▶ PROVIDED MATERIAL:
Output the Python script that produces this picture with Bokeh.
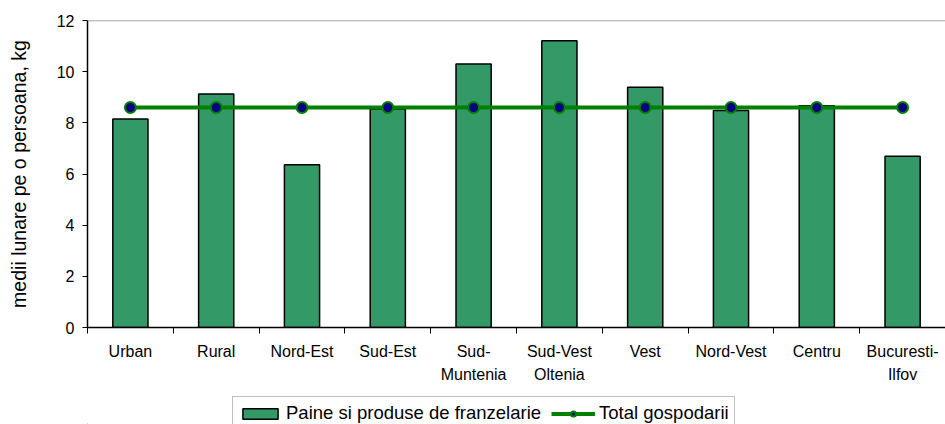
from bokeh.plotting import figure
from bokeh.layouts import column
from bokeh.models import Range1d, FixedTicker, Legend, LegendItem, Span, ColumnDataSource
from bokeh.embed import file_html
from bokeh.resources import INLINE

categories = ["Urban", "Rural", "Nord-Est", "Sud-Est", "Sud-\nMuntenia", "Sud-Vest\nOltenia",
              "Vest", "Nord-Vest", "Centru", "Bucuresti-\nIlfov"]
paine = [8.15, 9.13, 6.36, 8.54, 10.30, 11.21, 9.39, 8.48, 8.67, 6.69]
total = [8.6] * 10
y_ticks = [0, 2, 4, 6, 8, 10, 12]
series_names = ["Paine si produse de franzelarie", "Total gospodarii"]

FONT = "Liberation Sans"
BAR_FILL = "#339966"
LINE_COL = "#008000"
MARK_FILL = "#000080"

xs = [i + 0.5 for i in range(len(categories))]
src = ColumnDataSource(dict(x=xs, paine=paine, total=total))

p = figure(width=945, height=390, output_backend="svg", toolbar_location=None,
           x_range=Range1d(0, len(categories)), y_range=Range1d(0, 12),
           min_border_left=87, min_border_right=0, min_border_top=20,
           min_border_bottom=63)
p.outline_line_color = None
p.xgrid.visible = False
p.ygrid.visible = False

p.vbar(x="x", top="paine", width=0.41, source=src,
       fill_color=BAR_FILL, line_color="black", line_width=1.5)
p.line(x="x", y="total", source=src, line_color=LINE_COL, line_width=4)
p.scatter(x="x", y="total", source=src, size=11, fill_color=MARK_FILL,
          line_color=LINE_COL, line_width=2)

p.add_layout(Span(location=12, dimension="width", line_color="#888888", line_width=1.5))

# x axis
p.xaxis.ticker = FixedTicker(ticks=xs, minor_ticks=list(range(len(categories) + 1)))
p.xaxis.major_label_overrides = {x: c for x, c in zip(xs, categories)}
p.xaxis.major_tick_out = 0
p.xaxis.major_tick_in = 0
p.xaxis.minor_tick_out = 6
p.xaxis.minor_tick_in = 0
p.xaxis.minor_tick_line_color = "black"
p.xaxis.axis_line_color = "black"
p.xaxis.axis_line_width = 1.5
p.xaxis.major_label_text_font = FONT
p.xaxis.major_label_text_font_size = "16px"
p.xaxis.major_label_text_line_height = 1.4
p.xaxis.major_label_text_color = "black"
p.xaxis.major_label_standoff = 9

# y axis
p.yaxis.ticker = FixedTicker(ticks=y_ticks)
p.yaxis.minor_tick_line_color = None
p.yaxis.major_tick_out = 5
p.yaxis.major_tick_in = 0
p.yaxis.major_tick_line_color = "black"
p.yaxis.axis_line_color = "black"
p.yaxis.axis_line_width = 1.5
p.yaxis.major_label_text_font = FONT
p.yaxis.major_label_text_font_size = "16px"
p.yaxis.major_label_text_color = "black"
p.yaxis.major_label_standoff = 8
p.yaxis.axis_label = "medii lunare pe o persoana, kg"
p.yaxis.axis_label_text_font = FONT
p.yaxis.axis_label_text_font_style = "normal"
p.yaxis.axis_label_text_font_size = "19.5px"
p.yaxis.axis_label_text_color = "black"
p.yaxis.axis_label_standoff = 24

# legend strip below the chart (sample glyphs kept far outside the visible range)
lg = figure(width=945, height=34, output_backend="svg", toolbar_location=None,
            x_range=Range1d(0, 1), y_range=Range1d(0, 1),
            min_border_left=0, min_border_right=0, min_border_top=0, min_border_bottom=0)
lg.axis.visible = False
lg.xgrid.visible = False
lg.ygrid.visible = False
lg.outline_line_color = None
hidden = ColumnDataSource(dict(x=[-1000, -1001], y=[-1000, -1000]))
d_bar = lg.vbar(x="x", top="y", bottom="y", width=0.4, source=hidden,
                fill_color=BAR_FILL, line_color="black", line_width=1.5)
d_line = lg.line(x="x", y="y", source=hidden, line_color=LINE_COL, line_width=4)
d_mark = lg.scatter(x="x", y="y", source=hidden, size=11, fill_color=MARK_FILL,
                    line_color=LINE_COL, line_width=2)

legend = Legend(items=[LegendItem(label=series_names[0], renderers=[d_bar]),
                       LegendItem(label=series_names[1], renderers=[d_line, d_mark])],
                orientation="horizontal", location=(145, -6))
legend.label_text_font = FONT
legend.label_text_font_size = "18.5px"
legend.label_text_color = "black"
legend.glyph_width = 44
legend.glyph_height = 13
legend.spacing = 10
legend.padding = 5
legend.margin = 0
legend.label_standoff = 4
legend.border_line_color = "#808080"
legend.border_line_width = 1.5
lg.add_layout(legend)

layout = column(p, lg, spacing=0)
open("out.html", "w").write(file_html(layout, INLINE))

▶ INSTRUCTIONS FOR THE TASK: Write out the full listing verbatim, excluding its pictures.

▶ EXERCISE OUTPUT:
Output the Python script that produces this picture with Bokeh.
from bokeh.plotting import figure
from bokeh.layouts import column
from bokeh.models import Range1d, FixedTicker, Legend, LegendItem, Span, ColumnDataSource
from bokeh.embed import file_html
from bokeh.resources import INLINE

categories = ["Urban", "Rural", "Nord-Est", "Sud-Est", "Sud-\nMuntenia", "Sud-Vest\nOltenia",
              "Vest", "Nord-Vest", "Centru", "Bucuresti-\nIlfov"]
paine = [8.15, 9.13, 6.36, 8.54, 10.30, 11.21, 9.39, 8.48, 8.67, 6.69]
total = [8.6] * 10
y_ticks = [0, 2, 4, 6, 8, 10, 12]
series_names = ["Paine si produse de franzelarie", "Total gospodarii"]

FONT = "Liberation Sans"
BAR_FILL = "#339966"
LINE_COL = "#008000"
MARK_FILL = "#000080"

xs = [i + 0.5 for i in range(len(categories))]
src = ColumnDataSource(dict(x=xs, paine=paine, total=total))

p = figure(width=945, height=390, output_backend="svg", toolbar_location=None,
           x_range=Range1d(0, len(categories)), y_range=Range1d(0, 12),
           min_border_left=87, min_border_right=0, min_border_top=20,
           min_border_bottom=63)
p.outline_line_color = None
p.xgrid.visible = False
p.ygrid.visible = False

p.vbar(x="x", top="paine", width=0.41, source=src,
       fill_color=BAR_FILL, line_color="black", line_width=1.5)
p.line(x="x", y="total", source=src, line_color=LINE_COL, line_width=4)
p.scatter(x="x", y="total", source=src, size=11, fill_color=MARK_FILL,
          line_color=LINE_COL, line_width=2)

p.add_layout(Span(location=12, dimension="width", line_color="#888888", line_width=1.5))

# x axis
p.xaxis.ticker = FixedTicker(ticks=xs, minor_ticks=list(range(len(categories) + 1)))
p.xaxis.major_label_overrides = {x: c for x, c in zip(xs, categories)}
p.xaxis.major_tick_out = 0
p.xaxis.major_tick_in = 0
p.xaxis.minor_tick_out = 6
p.xaxis.minor_tick_in = 0
p.xaxis.minor_tick_line_color = "black"
p.xaxis.axis_line_color = "black"
p.xaxis.axis_line_width = 1.5
p.xaxis.major_label_text_font = FONT
p.xaxis.major_label_text_font_size = "16px"
p.xaxis.major_label_text_line_height = 1.4
p.xaxis.major_label_text_color = "black"
p.xaxis.major_label_standoff = 9

# y axis
p.yaxis.ticker = FixedTicker(ticks=y_ticks)
p.yaxis.minor_tick_line_color = None
p.yaxis.major_tick_out = 5
p.yaxis.major_tick_in = 0
p.yaxis.major_tick_line_color = "black"
p.yaxis.axis_line_color = "black"
p.yaxis.axis_line_width = 1.5
p.yaxis.major_label_text_font = FONT
p.yaxis.major_label_text_font_size = "16px"
p.yaxis.major_label_text_color = "black"
p.yaxis.major_label_standoff = 8
p.yaxis.axis_label = "medii lunare pe o persoana, kg"
p.yaxis.axis_label_text_font = FONT
p.yaxis.axis_label_text_font_style = "normal"
p.yaxis.axis_label_text_font_size = "19.5px"
p.yaxis.axis_label_text_color = "black"
p.yaxis.axis_label_standoff = 24

# legend strip below the chart (sample glyphs kept far outside the visible range)
lg = figure(width=945, height=34, output_backend="svg", toolbar_location=None,
            x_range=Range1d(0, 1), y_range=Range1d(0, 1),
            min_border_left=0, min_border_right=0, min_border_top=0, min_border_bottom=0)
lg.axis.visible = False
lg.xgrid.visible = False
lg.ygrid.visible = False
lg.outline_line_color = None
hidden = ColumnDataSource(dict(x=[-1000, -1001], y=[-1000, -1000]))
d_bar = lg.vbar(x="x", top="y", bottom="y", width=0.4, source=hidden,
                fill_color=BAR_FILL, line_color="black", line_width=1.5)
d_line = lg.line(x="x", y="y", source=hidden, line_color=LINE_COL, line_width=4)
d_mark = lg.scatter(x="x", y="y", source=hidden, size=11, fill_color=MARK_FILL,
                    line_color=LINE_COL, line_width=2)

legend = Legend(items=[LegendItem(label=series_names[0], renderers=[d_bar]),
                       LegendItem(label=series_names[1], renderers=[d_line, d_mark])],
                orientation="horizontal", location=(145, -6))
legend.label_text_font = FONT
legend.label_text_font_size = "18.5px"
legend.label_text_color = "black"
legend.glyph_width = 44
legend.glyph_height = 13
legend.spacing = 10
legend.padding = 5
legend.margin = 0
legend.label_standoff = 4
legend.border_line_color = "#808080"
legend.border_line_width = 1.5
lg.add_layout(legend)

layout = column(p, lg, spacing=0)
open("out.html", "w").write(file_html(layout, INLINE))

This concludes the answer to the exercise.